To be fair, whilst the performances are more-or-less universally horrendous (Katie Burgess fares somewhat better as Adam’s daughter), they’re not exactly helped by the writing, which has everyone constantly declaring what they’re thinking in a highly robotic manner and blurting out more weird non-sequesters than the cast of The Room. Eventually, you might become convinced that this is all some kind of intentional stylistic choice, ala David Lynch. Maybe this Kafkaesque behaviour is supposed to be making us feel on edge. However, it is much more likely that this is all the result of inept direction and bewildering screenwriting.
So in short, the characters’ speech is unnatural, their dynamics are awkward, they make baffling decisions that defy any logical comprehension (“let’s avert suspicion for all these deaths by hiding bodies in our basement, even though we currently under investigation from the police”) and they never properly react to the fantastical events happening around them. Speaking of which, everyone is so curiously passive about the monster here, expressing nothing more than mild surprise at seeing it. Meanwhile, character deaths are treated as essentially a casual irritation, and people accept the arbitrary supernatural rules without so much as bating an eyelid. It all feels so laissez faire.
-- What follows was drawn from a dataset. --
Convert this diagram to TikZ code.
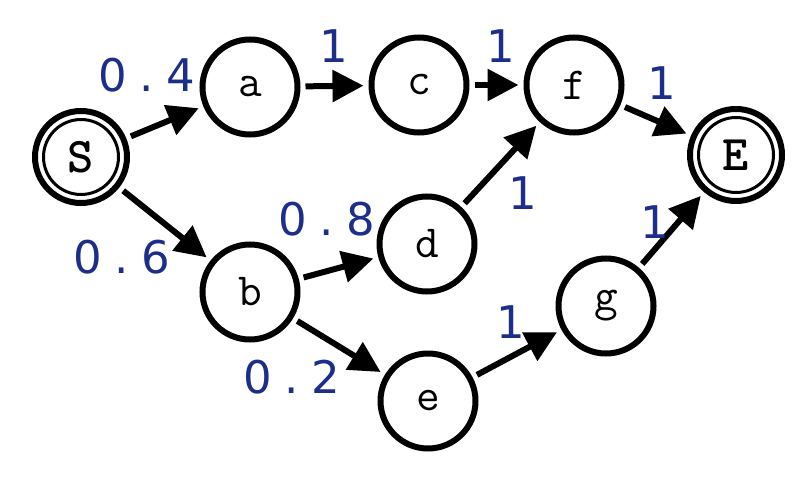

Take this scene for example; at one point a young couple are assaulted by the titular creature and are forced to take refuge in a car. As the Gremlin tries to break through the glass, they decide to take this opportunity to engage in a debate about the future of their blossoming relationship. They talk about an impending pregnancy, how they will support each other financially and where they might live one day. All while the bloodthirsty demon is thrusting at the windshield with murderous intent. You might be thinking that this is played for laughs, aiming to humorously defuse the tension of the situation by focusing on trivial relationship issues. But no. It’s not a joke, it’s a moment of completely serious drama, in a film that is astonishingly sombre throughout.
Indeed, the choice to employ a super-serious tone in what should be a wacky B-movie feels like one of Gremlin’s biggest missteps. Rather than embracing the inherent silliness of its concept, the film instead chooses to focus on surprisingly depressing subject matter, including child-loss, the devastating consequences of marital breakdown and the psychological toll of living with unbearable guilt. There’s even a 3 minute section devoted to mourning at one point! All of this begins to feel very out of place when the little monster starts scuttling around, making cute squealing noises and offing people in gory ways.
Moreover, any attempts at creating genuine tension are utterly deflated by just how uninvested everyone seems to be in what’s happening. This, combined with strangely muffled sound design and cartoonish special effects, makes everything feel very weak and low energy. Because of this, the film becomes oddly laborious to watch, even at its lean 1 hour 30 minutes runtime.
As a result, by the time the film reaches its confusing, shoddily produced climax (which greatly over-reaches in terms of its budget) , any interest that you might have had will have completely dissipated. Which is a shame, because in a better movie, this ending could have been a riotous blast. Then again, the same thing could be said for the whole film.
Gremlin (2017), directed by Ryan Bellgardt , is distributed in the UK by Star Entertainment.